Supa-Turfman is wheeled to the work site on transport wheels held into place by simple-to-remove R-clips. The machine has recoil starting, and drive from the five-horsepower engine is through a belt and chain to the drum. There is nothing complicated about the Supa-Turfman MK 2. Yet it does an excellent job. The pivoted tine bar gives vertical penetration and withdrawal of the tines without disturbing the surface.
The simplicity of this machine keeps the price down — a point our testers like. Yes, hydraulics are nice when it comes to lifting and lowering tines into the ground, and a reverse gear is handy, but they can put up the cost. We find this machine is very operable without them, though there is a knack or two you should know about. The secret lies in the handles.
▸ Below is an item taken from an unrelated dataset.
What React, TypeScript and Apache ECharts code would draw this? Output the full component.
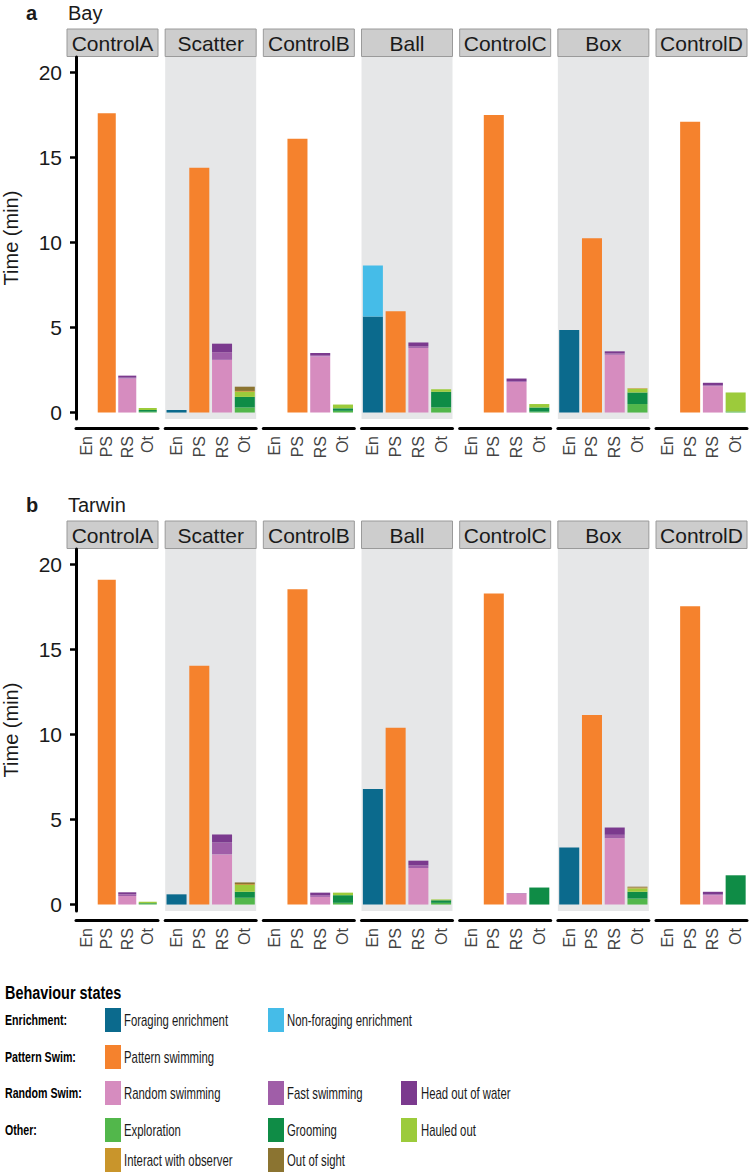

When we first try to use the Supa-Turfman, everything goes well until we come to the turn. That’s when our tester finds the handlebar under his chin and he is standing on tiptoe to operate the machine. The answer is to quickly alter the height before heading into the turn: just grab the bar, relocate it into higher holes, do the turn and drop the bar into lower holes as you start the next run. It’s not complicated and it doesn’t hold you up. Two practices and all our testers have mastered the technique.
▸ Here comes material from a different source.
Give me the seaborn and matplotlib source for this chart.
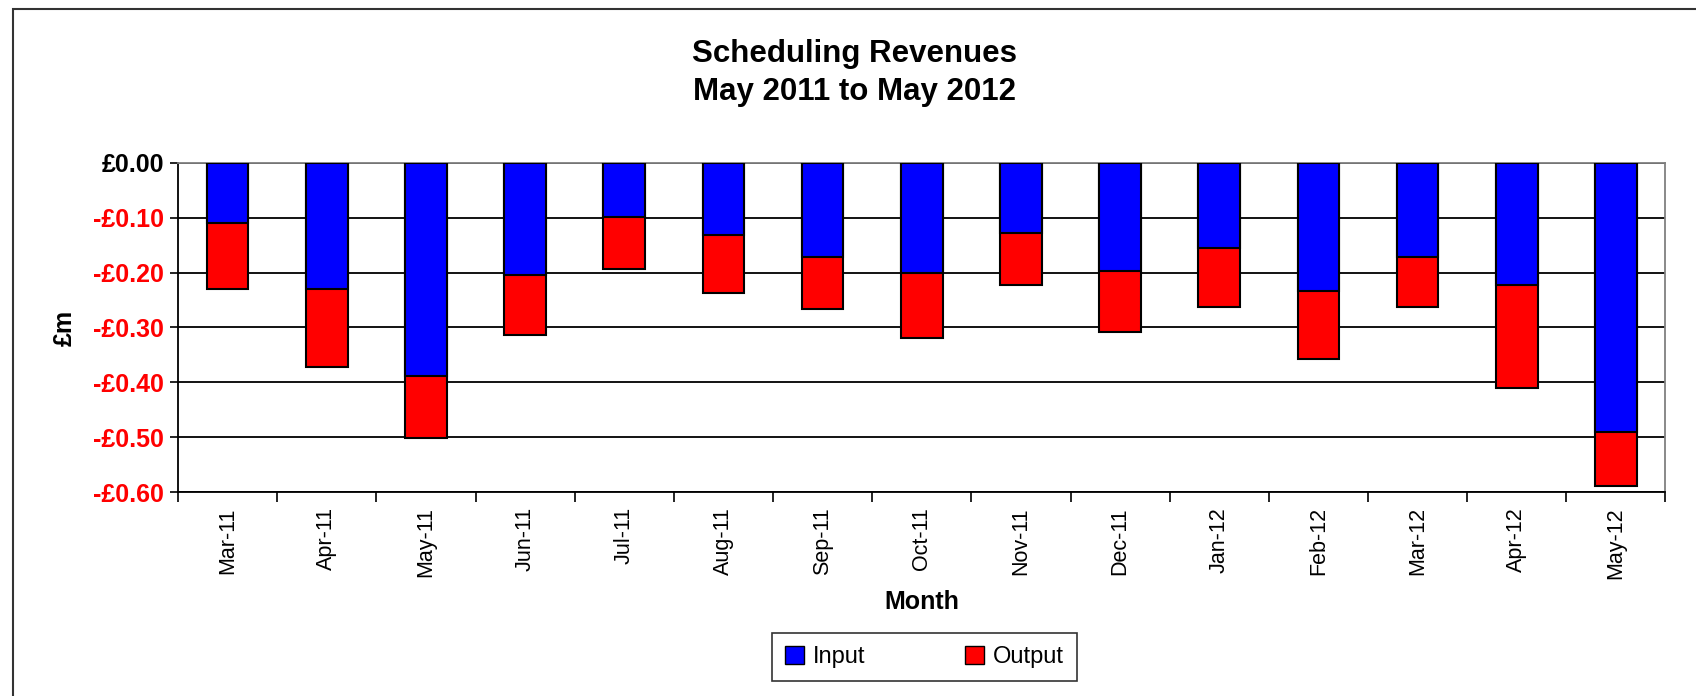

“The handle height adjustment is excellent. It’s so easy; you don’t have to think or look at what you are doing. And it really does help with the turns,” says one tester.
The Supa-Turfman is of typical Sisis build. It’s robust and all cables are held securely, so they shouldn’t be damaged as the machine is moved about the shed. The range of interchangeable tines available — solid, pencil, hollow coring, jumbo hollow and flat chisel – means that you should always be able to do the work necessary on bowling greens, cricket squares, tennis courts or lawns.